China’s Big Data and Surveillance
That’s no exaggeration. Philosopher Yuval Harari has warned of AI rendering humans as obsolete and “useless.” Harari isn’t the only one to see the red flags. Elon Musk has said that AI is “summoning the demon,” implying that once released, it will be beyond our control.
That remains to be seen. But both statements are a nod to the power that AI may well yield to those who first acquire the requisite level of skill and technology. Accordingly, Russian President Vladimir Putin observed that whoever masters AI will be master of the world.
He’s probably right, and the Chinese Communist Party has every intention of doing both.
A Chinese man plays online games at an internet cafe in Wuhan, China, in this file photo. The Chinese regime’s cyber strategy is not fun and games, however, it is real cyber war against the United States. (Cancan Chu/Getty Images)
Despite ChatGPT’s impressive debut, China is ahead of the United States where it really counts: in research. According to their most recent five year plan, Chinese planners have set rigorous goals for 2030 that include investing up to $1.4 trillion in new AI infrastructure such as data centers, 5G, the industrial internet, and other enabling technologies.
Their objective is to attain an unassailable position in AI-driven technologies, and in some key respects, such as access to big data, they’re well-positioned to reach their goal. With 1.4 billion people and one of the world’s most surveilled populations, Chinese researchers have access to the largest databases in the world with few if any privacy restrictions.
China Rushing to Create Superior AI-Driven Military
The time period of 2025 to 2030 has tremendous defense implications for the United States, since that’s when China’s global AI leadership is scheduled to be realized. Indeed, China’s military advancement plan calls for AI implementation by 2030, with an ambitious and comprehensive application across the entire military asset spectrum.

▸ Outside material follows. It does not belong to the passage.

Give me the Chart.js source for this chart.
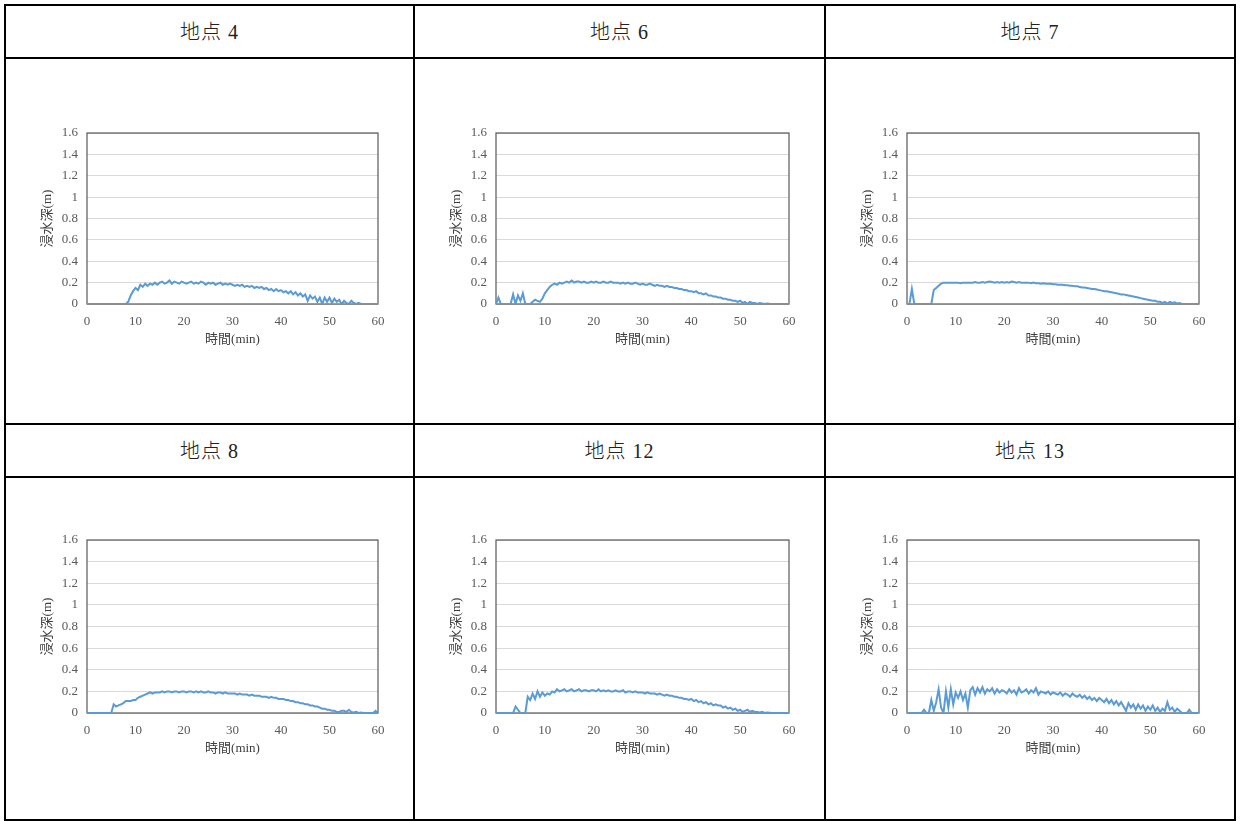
<!DOCTYPE html>
<html>

<head>
    <meta charset="utf-8">
    <title>浸水深</title>
    <script src="https://cdn.jsdelivr.net/npm/chart.js"></script>
    <style>
        body {
            margin: 0;
            background: #fff;
            width: 1240px;
            height: 821px;
            position: relative;
            overflow: hidden;
            font-family: "Liberation Serif", "Noto Sans CJK JP", serif;
        }

        .rule {
            position: absolute;
            background: #000;
        }

        .head {
            position: absolute;
            text-align: center;
            font-size: 20px;
            font-weight: 300;
            color: #222;
            letter-spacing: 1px;
        }

        canvas {
            position: absolute;
        }
    </style>
</head>

<body>
    <script>
        // station names
        var stations = ['地点 4', '地点 6', '地点 7', '地点 8', '地点 12', '地点 13'];

        // axis ticks
        var xTicks = [0, 10, 20, 30, 40, 50, 60];
        var yTicks = [0, 0.2, 0.4, 0.6, 0.8, 1, 1.2, 1.4, 1.6];
        var xTitle = '時間(min)';
        var yTitle = '浸水深(m)';

        // depth (m) sampled every 0.5 min, 0 .. 60 min (one row = 5 min)
        var depth4 = [
            0, 0, 0, 0, 0, 0, 0, 0, 0, 0,
            0, 0, 0, 0, 0, 0, 0, 0.02, 0.08, 0.12,
            0.15, 0.13, 0.18, 0.16, 0.19, 0.17, 0.19, 0.18, 0.2, 0.18,
            0.2, 0.21, 0.19, 0.2, 0.22, 0.19, 0.21, 0.2, 0.19, 0.21,
            0.2, 0.19, 0.2, 0.21, 0.19, 0.2, 0.19, 0.21, 0.2, 0.18,
            0.2, 0.19, 0.2, 0.18, 0.19, 0.2, 0.18, 0.19, 0.18, 0.19,
            0.18, 0.17, 0.18, 0.17, 0.18, 0.16, 0.17, 0.16, 0.17, 0.15,
            0.16, 0.15, 0.16, 0.14, 0.15, 0.13, 0.14, 0.12, 0.14, 0.12,
            0.13, 0.11, 0.12, 0.1, 0.12, 0.09, 0.11, 0.08, 0.1, 0.07,
            0.09, 0.03, 0.08, 0.05, 0.07, 0.02, 0.06, 0, 0.06, 0.02,
            0.06, 0.01, 0.05, 0.02, 0.04, 0, 0.03, 0.01, 0, 0.03,
            0.01, 0, 0.01, 0, 0, 0, 0, 0, 0, 0,
            0
        ];
        var depth6 = [
            0, 0.06, 0, 0, 0, 0, 0, 0.09, 0, 0.08,
            0.03, 0.1, 0, 0, 0, 0.02, 0.04, 0.03, 0.02, 0.05,
            0.1, 0.13, 0.16, 0.18, 0.19, 0.18, 0.2, 0.19, 0.2, 0.21,
            0.2, 0.22, 0.2, 0.21, 0.21, 0.2, 0.21, 0.2, 0.2, 0.21,
            0.2, 0.21, 0.2, 0.2, 0.21, 0.2, 0.2, 0.21, 0.2, 0.2,
            0.2, 0.19, 0.2, 0.19, 0.2, 0.19, 0.19, 0.2, 0.19, 0.18,
            0.19, 0.18, 0.18, 0.19, 0.18, 0.17, 0.18, 0.17, 0.17, 0.16,
            0.17, 0.16, 0.16, 0.15, 0.15, 0.14, 0.14, 0.13, 0.13, 0.12,
            0.12, 0.11, 0.12, 0.1, 0.1, 0.09, 0.1, 0.08, 0.08, 0.07,
            0.07, 0.06, 0.06, 0.05, 0.05, 0.04, 0.04, 0.03, 0.03, 0.02,
            0.03, 0.01, 0.02, 0, 0.02, 0.01, 0.01, 0, 0.01, 0.005,
            0, 0.005, 0.002, 0, 0, 0, 0, 0, 0, 0,
            0
        ];
        var depth7 = [
            0, 0, 0.14, 0, 0, 0, 0, 0, 0, 0,
            0, 0.13, 0.15, 0.17, 0.19, 0.2, 0.2, 0.2, 0.2, 0.2,
            0.2, 0.2, 0.195, 0.2, 0.2, 0.2, 0.2, 0.2, 0.205, 0.2,
            0.2, 0.205, 0.2, 0.205, 0.21, 0.205, 0.2, 0.205, 0.2, 0.205,
            0.2, 0.205, 0.2, 0.21, 0.205, 0.2, 0.205, 0.2, 0.2, 0.2,
            0.2, 0.195, 0.2, 0.195, 0.195, 0.19, 0.195, 0.19, 0.19, 0.19,
            0.185, 0.185, 0.18, 0.18, 0.18, 0.175, 0.175, 0.17, 0.17, 0.165,
            0.165, 0.16, 0.155, 0.155, 0.15, 0.145, 0.14, 0.14, 0.135, 0.13,
            0.125, 0.12, 0.12, 0.115, 0.11, 0.105, 0.1, 0.095, 0.09, 0.09,
            0.085, 0.08, 0.075, 0.07, 0.065, 0.06, 0.055, 0.05, 0.045, 0.04,
            0.035, 0.03, 0.03, 0.02, 0.02, 0.01, 0.02, 0.005, 0.02, 0.01,
            0.015, 0.005, 0.01, 0, 0, 0, 0, 0, 0, 0,
            0
        ];
        var depth8 = [
            0, 0, 0, 0, 0, 0, 0, 0, 0, 0,
            0, 0.08, 0.06, 0.07, 0.08, 0.09, 0.11, 0.11, 0.11, 0.12,
            0.12, 0.14, 0.15, 0.16, 0.17, 0.18, 0.19, 0.18, 0.19, 0.19,
            0.19, 0.2, 0.19, 0.2, 0.2, 0.19, 0.2, 0.2, 0.19, 0.2,
            0.2, 0.19, 0.2, 0.2, 0.19, 0.2, 0.19, 0.2, 0.19, 0.19,
            0.2, 0.19, 0.19, 0.18, 0.19, 0.19, 0.18, 0.19, 0.18, 0.18,
            0.18, 0.18, 0.17, 0.18, 0.17, 0.17, 0.17, 0.16, 0.17, 0.16,
            0.16, 0.16, 0.15, 0.15, 0.15, 0.14, 0.15, 0.14, 0.14, 0.13,
            0.13, 0.13, 0.12, 0.12, 0.11, 0.11, 0.1, 0.1, 0.09, 0.09,
            0.08, 0.08, 0.07, 0.07, 0.06, 0.06, 0.05, 0.04, 0.04, 0.03,
            0.03, 0.02, 0.02, 0.01, 0.01, 0.02, 0.02, 0.01, 0.03, 0.01,
            0.005, 0.01, 0, 0.005, 0, 0, 0, 0, 0, 0.02,
            0
        ];
        var depth12 = [
            0, 0, 0, 0, 0, 0, 0, 0, 0.06, 0.03,
            0, 0, 0, 0.15, 0.12, 0.18, 0.13, 0.2, 0.15, 0.19,
            0.16, 0.18, 0.17, 0.2, 0.19, 0.22, 0.2, 0.21, 0.22, 0.2,
            0.21, 0.22, 0.2, 0.21, 0.22, 0.2, 0.21, 0.21, 0.2, 0.21,
            0.21, 0.2, 0.22, 0.2, 0.21, 0.2, 0.21, 0.2, 0.2, 0.21,
            0.2, 0.2, 0.21, 0.19, 0.2, 0.2, 0.19, 0.2, 0.19, 0.19,
            0.19, 0.18, 0.19, 0.18, 0.18, 0.18, 0.17, 0.18, 0.17, 0.16,
            0.17, 0.16, 0.16, 0.15, 0.15, 0.14, 0.14, 0.13, 0.13, 0.12,
            0.13, 0.11, 0.12, 0.1, 0.11, 0.09, 0.1, 0.08, 0.09, 0.07,
            0.08, 0.07, 0.07, 0.05, 0.06, 0.04, 0.05, 0.03, 0.04, 0.02,
            0.03, 0.01, 0.02, 0.03, 0.01, 0.02, 0.01, 0.01, 0.005, 0.01,
            0, 0.005, 0.003, 0, 0, 0, 0, 0, 0, 0,
            0
        ];
        var depth13 = [
            0, 0, 0, 0, 0, 0, 0, 0.03, 0, 0,
            0.12, 0.02, 0.1, 0.22, 0.05, 0, 0.2, 0.05, 0.22, 0.08,
            0.19, 0.14, 0.2, 0.12, 0.18, 0.05, 0.21, 0.24, 0.17, 0.23,
            0.19, 0.24, 0.18, 0.22, 0.2, 0.23, 0.18, 0.22, 0.19, 0.21,
            0.2, 0.18, 0.22, 0.19, 0.21, 0.17, 0.23, 0.19, 0.2, 0.22,
            0.18, 0.21, 0.19, 0.23, 0.17, 0.2, 0.19, 0.18, 0.2, 0.17,
            0.19, 0.18, 0.17, 0.19, 0.16, 0.18, 0.17, 0.15, 0.18, 0.16,
            0.15, 0.17, 0.14, 0.16, 0.13, 0.15, 0.12, 0.14, 0.11, 0.14,
            0.12, 0.1, 0.13, 0.09, 0.12, 0.08, 0.11, 0.07, 0.1, 0.06,
            0.02, 0.09, 0.05, 0.08, 0.03, 0.08, 0.04, 0.07, 0.02, 0.06,
            0.03, 0.07, 0.02, 0.05, 0.01, 0.04, 0.02, 0.1, 0.03, 0.05,
            0.01, 0.04, 0.02, 0, 0, 0, 0.03, 0, 0, 0,
            0
        ];
        var series = [depth4, depth6, depth7, depth8, depth12, depth13];

        // page layout: table rules, cells and plot rectangles
        var colLines = [4, 413, 824, 1234];
        var rowLines = [4, 57, 423, 476, 819];
        var cellX = [6, 415, 826];
        var cellW = [407, 409, 408];
        var cellY = [59, 478];
        var cellH = [364, 341];
        var headY = [8, 427];
        var plotL = [87, 496, 907];
        var plotR = [378, 789, 1199];
        var plotT = [133, 540];
        var plotB = [304, 713];
        var Y_AXIS_W = 47;
        var X_AXIS_H = 43;
        var axisFont = '"Liberation Serif", "Noto Sans CJK JP"';

        colLines.forEach(function (x) {
            var d = document.createElement('div');
            d.className = 'rule';
            d.style.cssText = 'left:' + x + 'px;top:4px;width:2px;height:817px;';
            document.body.appendChild(d);
        });
        rowLines.forEach(function (y) {
            var d = document.createElement('div');
            d.className = 'rule';
            d.style.cssText = 'left:4px;top:' + y + 'px;width:1232px;height:2px;';
            document.body.appendChild(d);
        });

        // frame around the plot area, drawn under the data line
        var framePlugin = {
            id: 'frame',
            beforeDatasetsDraw: function (chart) {
                var a = chart.chartArea;
                var ctx = chart.ctx;
                ctx.save();
                ctx.strokeStyle = '#595959';
                ctx.lineWidth = 1.2;
                ctx.strokeRect(a.left, a.top, a.right - a.left, a.bottom - a.top);
                ctx.restore();
            }
        };

        for (var i = 0; i < stations.length; i++) {
            var r = Math.floor(i / 3), c = i % 3;

            var h = document.createElement('div');
            h.className = 'head';
            h.style.left = cellX[c] + 'px';
            h.style.width = cellW[c] + 'px';
            h.style.top = headY[r] + 'px';
            h.style.height = '49px';
            h.style.lineHeight = '49px';
            h.textContent = stations[i];
            document.body.appendChild(h);

            var cv = document.createElement('canvas');
            cv.width = cellW[c];
            cv.height = cellH[r];
            cv.style.left = cellX[c] + 'px';
            cv.style.top = cellY[r] + 'px';
            document.body.appendChild(cv);

            var pts = [];
            for (var k = 0; k < series[i].length; k++) {
                pts.push({ x: k * 0.5, y: series[i][k] });
            }

            new Chart(cv.getContext('2d'), {
                type: 'line',
                data: {
                    datasets: [{
                        data: pts,
                        borderColor: '#5B9BD5',
                        borderWidth: 2,
                        pointRadius: 0,
                        tension: 0,
                        fill: false
                    }]
                },
                options: {
                    responsive: false,
                    animation: false,
                    devicePixelRatio: 1,
                    layout: {
                        padding: {
                            left: plotL[c] - cellX[c] - Y_AXIS_W,
                            right: cellX[c] + cellW[c] - plotR[c],
                            top: plotT[r] - cellY[r],
                            bottom: cellY[r] + cellH[r] - plotB[r] - X_AXIS_H
                        }
                    },
                    plugins: {
                        legend: { display: false },
                        tooltip: { enabled: false }
                    },
                    scales: {
                        x: {
                            type: 'linear',
                            min: 0,
                            max: 60,
                            afterBuildTicks: function (s) {
                                s.ticks = xTicks.map(function (v) { return { value: v }; });
                            },
                            afterFit: function (s) { s.height = X_AXIS_H; },
                            grid: { display: false, drawTicks: false },
                            border: { display: false },
                            ticks: {
                                padding: 10,
                                color: '#595959',
                                maxRotation: 0,
                                font: { size: 13, family: axisFont }
                            },
                            title: {
                                display: true,
                                text: xTitle,
                                color: '#404040',
                                padding: { top: 0, bottom: 0 },
                                font: { size: 13, family: axisFont }
                            }
                        },
                        y: {
                            min: 0,
                            max: 1.6,
                            afterBuildTicks: function (s) {
                                s.ticks = yTicks.map(function (v) { return { value: v }; });
                            },
                            afterFit: function (s) { s.width = Y_AXIS_W; },
                            grid: { color: '#d9d9d9', lineWidth: 1, drawTicks: false },
                            border: { display: false },
                            ticks: {
                                padding: 9,
                                color: '#595959',
                                font: { size: 13, family: axisFont },
                                callback: function (v) { return String(Math.round(v * 10) / 10); }
                            },
                            title: {
                                display: true,
                                text: yTitle,
                                color: '#404040',
                                padding: { top: 0, bottom: 0 },
                                font: { size: 13, family: axisFont }
                            }
                        }
                    }
                },
                plugins: [framePlugin]
            });
        }
    </script>
</body>

</html>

China’s plan includes integrating neural networks with nuclear armed hypersonic glide vehicles, AI-enhanced automatic target recognition, auto-piloting, missile fusion, precision guidance for hypersonic platforms, maneuverability, and more. Beijing is also looking to AI for heretofore unimaginable ways to wage cyber warfare on its adversaries. The upshot is within a few years, Beijing aims to change the entire calculus of offensive strategic weapons dynamics through deep AI integration.
Ultimately, the race for AI dominance between the United States and China may not just come down to committing investment and intellectual resources, but rather, how fast the technology can be put into action.
It may also be a question of keeping technological intellectual property from being sold or stolen, which the U.S. government has shown repeatedly it is unable to prevent.